Miguel Angel Fragoso-Hernandez sets goal of medical career in Watsonville
WATSONVILLE >> At Pajaro Valley High School, Miguel Angel Fragoso-Hernandez is known as Nino, or Kid, a nickname bestowed during his freshman year, when, a year younger than most students after skipping first grade, he was the smallest player on the junior varsity soccer team.
But Fragoso-Hernandez, now a 17-year-old graduating senior and class valedictorian, has another title in mind: doctor. He’ll take a step toward achieving his career goal when he enrolls at UC Berkeley in the fall to study biology or biochemistry.
At a graduation ceremony Thursday, he plans to remind his classmates how they reached this point in their lives.
“It’s not like you did it on your own. Your teachers helped you. Your parents helped you all through your life,” Fragoso-Hernandez said. “At the same time, (the graduates) sit here because they worked for it.”
Fragoso-Hernandez will speak from experience. His parents, Martin Fragoso and Julia Hernandez, emigrated from Santiago Tulantepec in Hidalgo, Mexico, to the U.S. in their teens. They were very poor, Fragoso-Hernandez said. His father scrounged from garbage cans to get enough to eat. His mother, living on a rural ranch, watched two siblings die in childhood.
Here, they worked in the fields at first, but later Miguel’s father became an auto mechanic and eventually bought the business from his boss. After volunteering at Freedom Elementary School, his mother was hired to supervise students at recess.
As the family’s income improved, they were able to move from a series of crowded garages into a three-bedroom apartment in a Holohan Road complex. Though he was only 7 at the time, Fragoso-Hernandez recalls his amazement at the space and the fact that the apartment had its own kitchen.
Growing up, he watched his father work two jobs at times, and his mother devote herself to work and raising three sons. But he didn’t understand what they were trying to accomplish until high school.
“I thought they came to find a better life for themselves,” Fragoso-Hernandez said. “I didn’t realize until my sophomore year that the ultimate goal was to have a better life for their children.”
Though neither Fragoso nor Hernandez went to school past the sixth grade, they knew education was the key to reaching that goal, and they instilled that value in their children.

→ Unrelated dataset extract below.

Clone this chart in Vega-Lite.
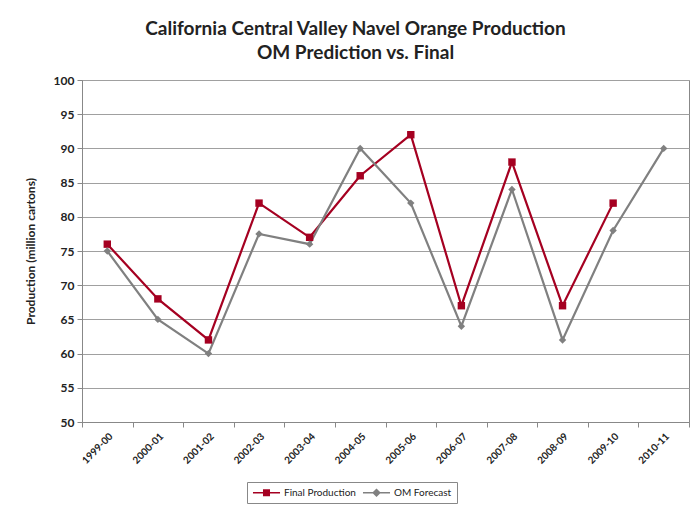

Fragoso-Hernandez said math and science captured his interest at any early age. He paid attention as his older brother did his homework, and by the end of kindergarten he had mastered multiplication. He finishes high school with a 4.24 grade point average. In addition, he was a forward on the varsity soccer team for three years, and has worked as a math tutor in an after-school program for elementary students since he was 14.
His father’s struggles with poor health led him to decide on a medical career, either as a general practitioner or a surgeon.
“I grew up seeing him with all these problems, and I wanted to be able to do something but I couldn’t,” he said. “I want to be able to do something for someone in the same situation.”
When Fragoso-Hernandez was in middle school, the family moved to Gilroy, but he and his two brothers, Eric, a sophomore at Cal State Monterey Bay, and Marco, a seventh-grader at Lakeview Middle School, elected to commute each day so they could remain in Watsonville schools.
The three brothers were born in Watsonville, and Fragoso-Hernandez considers the city home. Once he earns his medical degree, he plans to return.
“Without Watsonville, I wouldn’t be where I am today,” he said. “I want to give back to this community.”